[Start Information provided]
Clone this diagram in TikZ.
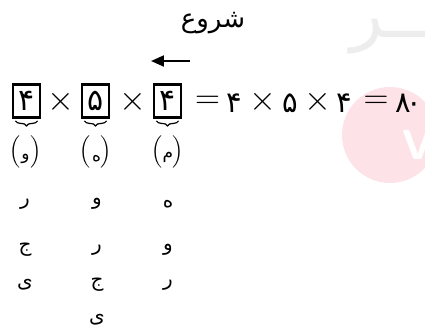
\documentclass[tikz,border=0pt]{standalone}
\usepackage{amsmath}
\usepackage{fontspec}
\usetikzlibrary{arrows.meta,positioning,decorations.pathreplacing}
\TeXXeTstate=1
\newfontfamily\arabicfont[Script=Arabic]{DejaVu Sans}
\definecolor{WmGray}{HTML}{EDEDED}
\definecolor{WmPink}{HTML}{FDE3E8}
\tikzset{
  digitbox/.style={draw,line width=1.4pt,minimum width=13.5pt,minimum height=16.5pt,inner sep=0pt,font=\arabicfont\fontsize{15}{17}\selectfont},
  timesop/.style={inner sep=0pt,font=\fontsize{18}{20}\selectfont},
  equalop/.style={inner sep=0pt,font=\fontsize{16.5}{18}\selectfont},
  plaindigit/.style={inner sep=0pt,font=\arabicfont\fontsize{14.5}{16}\selectfont},
  choicebrace/.style={decorate,decoration={brace,mirror,amplitude=2.5pt},line width=0.6pt},
  choiceparen/.style={inner sep=0pt,font=\fontsize{9.5}{11}\selectfont},
  parenletter/.style={inner sep=0pt,font=\arabicfont\fontsize{8.5}{10}\selectfont},
  letterchoice/.style={inner sep=0pt,font=\arabicfont\fontsize{10}{12}\selectfont},
  startarrow/.style={-{Triangle[length=6.5pt,width=5.5pt]},line width=1pt}
}
\newcommand{\emptyparen}{$\Bigl(\hspace{5pt}\Bigr)$}

\begin{document}
\begin{tikzpicture}[x=0.5pt,y=-0.5pt]
\useasboundingbox (0,0) rectangle (425,328);
% watermark
\fill[WmPink] (390,135) circle (24pt);
\node[text=WmGray,font=\arabicfont\fontsize{34}{36}\selectfont] (wmtext) at (399,37) {\beginR ـــر\endR};
\node[text=white,font=\sffamily\bfseries\fontsize{21}{23}\selectfont] (wmv) at (418,145) {V};
% start
\node[font=\arabicfont\fontsize{13}{15}\selectfont] (start) at (213,23) {\beginR شروع\endR};
\coordinate (arrowtail) at (190,61);
\coordinate (arrowtip) at (151,61);
\draw[startarrow] (arrowtail) -- (arrowtip);
% product of the boxes
\node[digitbox] (b1) at (26.5,101) {۴};
\node[digitbox] (b2) at (95.5,101) {۵};
\node[digitbox] (b3) at (167.5,101) {۴};
\node[timesop] (t1) at (61,102) {$\times$};
\node[timesop] (t2) at (133,102) {$\times$};
% rest of the equation
\node[equalop] (eq1) at (207.5,102) {$=$};
\node[plaindigit] (r1) at (234,103) {۴};
\node[timesop] (t3) at (263,102) {$\times$};
\node[plaindigit] (r2) at (290,103) {۵};
\node[timesop] (t4) at (318,102) {$\times$};
\node[plaindigit] (r3) at (344,103) {۴};
\node[equalop] (eq2) at (376,102) {$=$};
\node[plaindigit] (total) at (409,103) {۸\kern-2.5pt۰};
\foreach \b in {b1,b2,b3}
  \draw[choicebrace] ([xshift=-5.5pt,yshift=-1pt]\b.south) -- ([xshift=5.5pt,yshift=-1pt]\b.south);
\node[choiceparen] (p1) at (25.5,152) {\emptyparen};
\node[choiceparen] (p2) at (96,152) {\emptyparen};
\node[choiceparen] (p3) at (168,152) {\emptyparen};
\node[parenletter] (l1) at (25.5,159) {و};
\node[parenletter] (l2) at (96.5,159) {ه};
\node[parenletter] (l3) at (168,157) {م};
% choices
\node[letterchoice] (c11) at (25,204) {ر};
\node[letterchoice] (c12) at (25,250) {ج};
\node[letterchoice] (c13) at (25,285) {ی};
\node[letterchoice] (c21) at (97,204) {و};
\node[letterchoice] (c22) at (97,250) {ر};
\node[letterchoice] (c23) at (97,285) {ج};
\node[letterchoice] (c24) at (97,320) {ی};
\node[letterchoice] (c31) at (168,204) {ه};
\node[letterchoice] (c32) at (168,250) {و};
\node[letterchoice] (c33) at (168,285) {ر};
\end{tikzpicture}
\end{document}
[End Information provided]
Leave out the pictures and copy the rest of the material above exactly.

Task answer -
Clone this diagram in TikZ.
\documentclass[tikz,border=0pt]{standalone}
\usepackage{amsmath}
\usepackage{fontspec}
\usetikzlibrary{arrows.meta,positioning,decorations.pathreplacing}
\TeXXeTstate=1
\newfontfamily\arabicfont[Script=Arabic]{DejaVu Sans}
\definecolor{WmGray}{HTML}{EDEDED}
\definecolor{WmPink}{HTML}{FDE3E8}
\tikzset{
  digitbox/.style={draw,line width=1.4pt,minimum width=13.5pt,minimum height=16.5pt,inner sep=0pt,font=\arabicfont\fontsize{15}{17}\selectfont},
  timesop/.style={inner sep=0pt,font=\fontsize{18}{20}\selectfont},
  equalop/.style={inner sep=0pt,font=\fontsize{16.5}{18}\selectfont},
  plaindigit/.style={inner sep=0pt,font=\arabicfont\fontsize{14.5}{16}\selectfont},
  choicebrace/.style={decorate,decoration={brace,mirror,amplitude=2.5pt},line width=0.6pt},
  choiceparen/.style={inner sep=0pt,font=\fontsize{9.5}{11}\selectfont},
  parenletter/.style={inner sep=0pt,font=\arabicfont\fontsize{8.5}{10}\selectfont},
  letterchoice/.style={inner sep=0pt,font=\arabicfont\fontsize{10}{12}\selectfont},
  startarrow/.style={-{Triangle[length=6.5pt,width=5.5pt]},line width=1pt}
}
\newcommand{\emptyparen}{$\Bigl(\hspace{5pt}\Bigr)$}

\begin{document}
\begin{tikzpicture}[x=0.5pt,y=-0.5pt]
\useasboundingbox (0,0) rectangle (425,328);
% watermark
\fill[WmPink] (390,135) circle (24pt);
\node[text=WmGray,font=\arabicfont\fontsize{34}{36}\selectfont] (wmtext) at (399,37) {\beginR ـــر\endR};
\node[text=white,font=\sffamily\bfseries\fontsize{21}{23}\selectfont] (wmv) at (418,145) {V};
% start
\node[font=\arabicfont\fontsize{13}{15}\selectfont] (start) at (213,23) {\beginR شروع\endR};
\coordinate (arrowtail) at (190,61);
\coordinate (arrowtip) at (151,61);
\draw[startarrow] (arrowtail) -- (arrowtip);
% product of the boxes
\node[digitbox] (b1) at (26.5,101) {۴};
\node[digitbox] (b2) at (95.5,101) {۵};
\node[digitbox] (b3) at (167.5,101) {۴};
\node[timesop] (t1) at (61,102) {$\times$};
\node[timesop] (t2) at (133,102) {$\times$};
% rest of the equation
\node[equalop] (eq1) at (207.5,102) {$=$};
\node[plaindigit] (r1) at (234,103) {۴};
\node[timesop] (t3) at (263,102) {$\times$};
\node[plaindigit] (r2) at (290,103) {۵};
\node[timesop] (t4) at (318,102) {$\times$};
\node[plaindigit] (r3) at (344,103) {۴};
\node[equalop] (eq2) at (376,102) {$=$};
\node[plaindigit] (total) at (409,103) {۸\kern-2.5pt۰};
\foreach \b in {b1,b2,b3}
  \draw[choicebrace] ([xshift=-5.5pt,yshift=-1pt]\b.south) -- ([xshift=5.5pt,yshift=-1pt]\b.south);
\node[choiceparen] (p1) at (25.5,152) {\emptyparen};
\node[choiceparen] (p2) at (96,152) {\emptyparen};
\node[choiceparen] (p3) at (168,152) {\emptyparen};
\node[parenletter] (l1) at (25.5,159) {و};
\node[parenletter] (l2) at (96.5,159) {ه};
\node[parenletter] (l3) at (168,157) {م};
% choices
\node[letterchoice] (c11) at (25,204) {ر};
\node[letterchoice] (c12) at (25,250) {ج};
\node[letterchoice] (c13) at (25,285) {ی};
\node[letterchoice] (c21) at (97,204) {و};
\node[letterchoice] (c22) at (97,250) {ر};
\node[letterchoice] (c23) at (97,285) {ج};
\node[letterchoice] (c24) at (97,320) {ی};
\node[letterchoice] (c31) at (168,204) {ه};
\node[letterchoice] (c32) at (168,250) {و};
\node[letterchoice] (c33) at (168,285) {ر};
\end{tikzpicture}
\end{document}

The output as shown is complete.